Here’s Why Free Birth Control Matters

Colorado has played the free birth control trump card to take family planning to the next level. Statistics coming from the state show that free birth control results in a decline in teen pregnancy and abortion rates especially in the poorest regions.

A birth control measure that’s making the difference

Teenagers and low-income women were provided with free intrauterine devices (IUDs) and implants to prevent unwanted pregnancies. As per data, it worked. The birthrate among Colorado teenagers has declined 40% from 2009 to 2013 and the abortion rate has declined 42%, according to the Colorado Department of Public Health and Environment.

Here’s Why Free Birth Control Matters - Clapway

The young participants to the so-called “real-life experiment”, which was conducted on a six-year interval, were not older than 25 years old. They stated that the motivation behind wanting to participate to the program was that they did not want to have a child at such an early age. Most could not realistically afford to pay for medical devices.

The Colorado Department of Public Health and Environment is now busy searching for funding to keep its successful family planning initiative alive and kicking.

“Making sure Colorado women have access to safe and effective contraception is an investment in their futures and ours,” said Dr.
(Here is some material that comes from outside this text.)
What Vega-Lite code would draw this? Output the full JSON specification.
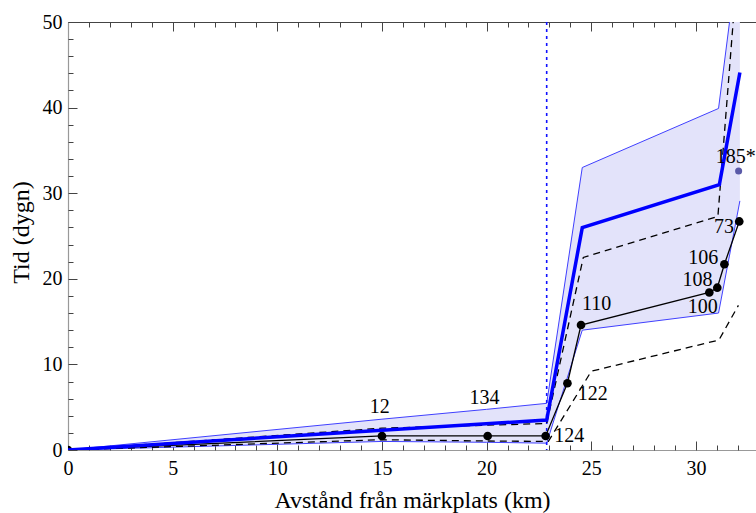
{
  "$schema": "https://vega.github.io/schema/vega-lite/v6.json",
  "width": 688,
  "height": 428,
  "autosize": {"type": "none"},
  "padding": {"left": 68, "top": 22, "right": 0, "bottom": 63},
  "background": "white",
  "config": {"view": {"stroke": null}, "font": "Liberation Serif"},
  "datasets": {
    "band": [
      {"x": 0, "lo": 0, "hi": 0},
      {"x": 15, "lo": 1.0, "hi": 3.6},
      {"x": 20, "lo": 0.9, "hi": 4.75},
      {"x": 22.87, "lo": 0.8, "hi": 5.45},
      {"x": 24.57, "lo": 14.0, "hi": 33.0},
      {"x": 31.08, "lo": 16.0, "hi": 39.9},
      {"x": 32.1, "lo": 29.1, "hi": 59.5}
    ],
    "lines": [
      {"series": "mean", "x": 0, "y": 0},
      {"series": "mean", "x": 22.87, "y": 3.5},
      {"series": "mean", "x": 24.57, "y": 25.97},
      {"series": "mean", "x": 31.12, "y": 31.0},
      {"series": "mean", "x": 32.1, "y": 44.1},
      {"series": "dashHi", "x": 0, "y": 0},
      {"series": "dashHi", "x": 15, "y": 2.55},
      {"series": "dashHi", "x": 20, "y": 2.9},
      {"series": "dashHi", "x": 22.87, "y": 3.1},
      {"series": "dashHi", "x": 24.62, "y": 22.5},
      {"series": "dashHi", "x": 31.05, "y": 27.3},
      {"series": "dashHi", "x": 32.1, "y": 60},
      {"series": "dashLo", "x": 0, "y": 0},
      {"series": "dashLo", "x": 15, "y": 1.2},
      {"series": "dashLo", "x": 20, "y": 1.05},
      {"series": "dashLo", "x": 22.95, "y": 1.0},
      {"series": "dashLo", "x": 25.0, "y": 9.2},
      {"series": "dashLo", "x": 31.1, "y": 12.85},
      {"series": "dashLo", "x": 32.03, "y": 16.9}
    ],
    "obs": [
      {"x": 0, "y": 0},
      {"x": 15, "y": 1.64},
      {"x": 20.05, "y": 1.64},
      {"x": 22.82, "y": 1.64},
      {"x": 23.86, "y": 7.8},
      {"x": 24.51, "y": 14.6},
      {"x": 30.64, "y": 18.4},
      {"x": 31.02, "y": 18.96},
      {"x": 31.36, "y": 21.7},
      {"x": 32.07, "y": 26.7}
    ],
    "extra": [{"x": 32.04, "y": 32.6}],
    "vline": [{"x": 22.87}],
    "labels": [
      {"x": 14.9, "y": 5.06, "t": "12"},
      {"x": 19.9, "y": 6.04, "t": "134"},
      {"x": 23.95, "y": 1.67, "t": "124"},
      {"x": 25.07, "y": 6.54, "t": "122"},
      {"x": 25.26, "y": 17.06, "t": "110"},
      {"x": 30.33, "y": 16.74, "t": "100"},
      {"x": 30.07, "y": 19.86, "t": "108"},
      {"x": 30.35, "y": 22.4, "t": "106"},
      {"x": 31.34, "y": 26.1, "t": "73"},
      {"x": 31.9, "y": 34.2, "t": "185*"}
    ]
  },
  "layer": [
    {
      "data": {"name": "band"},
      "mark": {"type": "area", "fill": "#e3e3fa", "clip": true},
      "encoding": {
        "x": {"field": "x", "type": "quantitative",
          "scale": {"domain": [0, 32.87], "nice": false, "zero": false},
          "axis": {"orient": "bottom", "values": [0, 5, 10, 15, 20, 25, 30], "tickSize": -9, "tickColor": "#444", "tickWidth": 1,
            "domainColor": "#999", "domainWidth": 1.2, "grid": false,
            "labelFont": "Liberation Serif", "labelFontSize": 20, "labelColor": "#000", "labelPadding": 17,
            "labelBound": false, "labelOverlap": false, "labelFlush": false,
            "title": "Avstånd från märkplats (km)", "titleFont": "Liberation Serif", "titleFontSize": 24,
            "titleFontWeight": "normal", "titleColor": "#000", "titleBaseline": "alphabetic", "titleY": 57, "titleX": 344}},
        "y": {"field": "hi", "type": "quantitative",
          "scale": {"domain": [0, 50], "nice": false},
          "axis": {"orient": "left", "values": [0, 10, 20, 30, 40, 50], "tickSize": -9, "tickColor": "#444", "tickWidth": 1,
            "domainColor": "#999", "domainWidth": 1.2, "grid": false,
            "labelFont": "Liberation Serif", "labelFontSize": 20, "labelColor": "#000", "labelPadding": 15,
            "labelBound": false, "labelOverlap": false, "labelFlush": false,
            "title": "Tid (dygn)", "titleFont": "Liberation Serif", "titleFontSize": 24,
            "titleFontWeight": "normal", "titleColor": "#000", "titleBaseline": "alphabetic", "titleX": -40, "titleY": 210, "titleAngle": -90}},
        "y2": {"field": "lo"}
      }
    },
    {
      "data": {"name": "band"},
      "mark": {"type": "line", "stroke": "#4040ff", "strokeWidth": 1, "clip": true},
      "encoding": {
        "x": {"field": "x", "type": "quantitative",
          "axis": {"orient": "bottom", "values": [0,1,2,3,4,5,6,7,8,9,10,11,12,13,14,15,16,17,18,19,20,21,22,23,24,25,26,27,28,29,30,31,32],
            "tickSize": -5, "tickColor": "#444", "labels": false, "domain": false, "grid": false, "title": null}},
        "y": {"field": "lo", "type": "quantitative",
          "axis": {"orient": "left", "values": [0,2,4,6,8,10,12,14,16,18,20,22,24,26,28,30,32,34,36,38,40,42,44,46,48,50],
            "tickSize": -5, "tickColor": "#444", "labels": false, "domain": false, "grid": false, "title": null}}
      }
    },
    {
      "data": {"name": "band"},
      "mark": {"type": "line", "stroke": "#4040ff", "strokeWidth": 1, "clip": true},
      "encoding": {
        "x": {"field": "x", "type": "quantitative",
          "axis": {"orient": "top", "values": [0, 5, 10, 15, 20, 25, 30], "tickSize": -9, "tickColor": "#444",
            "labels": false, "domain": true, "domainColor": "#444", "domainWidth": 1.2, "grid": false, "title": null}},
        "y": {"field": "hi", "type": "quantitative", "axis": null}
      }
    },
    {
      "data": {"name": "vline"},
      "mark": {"type": "rule", "stroke": "#1010ff", "strokeWidth": 1.6, "strokeDash": [3, 4]},
      "encoding": {
        "x": {"field": "x", "type": "quantitative",
          "axis": {"orient": "top", "values": [0,1,2,3,4,5,6,7,8,9,10,11,12,13,14,15,16,17,18,19,20,21,22,23,24,25,26,27,28,29,30,31,32],
            "tickSize": -5, "tickColor": "#444", "labels": false, "domain": false, "grid": false, "title": null}}
      }
    },
    {
      "data": {"name": "lines"},
      "transform": [{"filter": "datum.series !== 'mean'"}],
      "mark": {"type": "line", "stroke": "#000", "strokeWidth": 1.3, "strokeDash": [7, 5], "clip": true},
      "encoding": {
        "x": {"field": "x", "type": "quantitative", "axis": null},
        "y": {"field": "y", "type": "quantitative", "axis": null},
        "detail": {"field": "series"}
      }
    },
    {
      "data": {"name": "obs"},
      "mark": {"type": "line", "stroke": "#000", "strokeWidth": 1.3, "clip": true},
      "encoding": {
        "x": {"field": "x", "type": "quantitative", "axis": null},
        "y": {"field": "y", "type": "quantitative", "axis": null}
      }
    },
    {
      "data": {"name": "obs"},
      "mark": {"type": "point", "filled": true, "fill": "#000", "opacity": 1, "size": 75, "clip": true},
      "encoding": {
        "x": {"field": "x", "type": "quantitative", "axis": null},
        "y": {"field": "y", "type": "quantitative", "axis": null}
      }
    },
    {
      "data": {"name": "lines"},
      "transform": [{"filter": "datum.series === 'mean'"}],
      "mark": {"type": "line", "stroke": "#0000ff", "strokeWidth": 3.5, "clip": true},
      "encoding": {
        "x": {"field": "x", "type": "quantitative", "axis": null},
        "y": {"field": "y", "type": "quantitative", "axis": null}
      }
    },
    {
      "data": {"name": "extra"},
      "mark": {"type": "point", "filled": true, "fill": "#5a5aa8", "opacity": 1, "size": 50},
      "encoding": {
        "x": {"field": "x", "type": "quantitative", "axis": null},
        "y": {"field": "y", "type": "quantitative", "axis": null}
      }
    },
    {
      "data": {"name": "labels"},
      "mark": {"type": "text", "font": "Liberation Serif", "fontSize": 20, "align": "center", "baseline": "middle", "fill": "#000"},
      "encoding": {
        "x": {"field": "x", "type": "quantitative", "axis": null},
        "y": {"field": "y", "type": "quantitative", "axis": null},
        "text": {"field": "t"}
      }
    }
  ],
  "resolve": {"axis": {"x": "independent", "y": "independent"}}
}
Larry Wolk, executive director and chief medical officer for the department.

Family planning changed the lives of 30,000 Colorado women

The Colorado Department of Public Health and Environment received private funding from 2009 through June 2015, and managed to provide more than 30,000 Colorado women with long-acting reversible contraceptives. Besides the drop in teen births and abortions, the state reportedly avoided more than $80 million in Medicaid costs.

“If we want to reduce poverty, one of the simplest, fastest and cheapest things we could do would be to make sure that as few people as possible become parents before they actually want to”, said Isabel Sawhill, an economist at the Brookings Institution told the New York Times.

The effort is ongoing as 275,000 Colorado women are still in need of financial assistance for family planning.

About half of the 6.6 million pregnancies in the U.S. each year are unintended

According to the Guttmacher Institute, the U.S. unintended pregnancy rate is significantly higher than the rate in many other developed countries. Currently, about half of the 6.6 million pregnancies in the United States each year — 3.4 million — are unintended.

This has in turn serious repercussion on maternal and child health outcomes, as well as broader societal and economic implications – both at household and national level.

A national public health goal

For these reasons, the unintended pregnancy rate has been set as a national public health goal. The U.S. Department of Health and Human Services’ ‘Healthy People 2020’ campaign aims to “reduce unintended pregnancy by 10%, from 49% of pregnancies to 44% of pregnancies, over the next 10 years”.

Teenage births have been declining on national levels. But medical experts have affirmed that Colorado has managed to take family planning to the next level. Is free birth control the answer?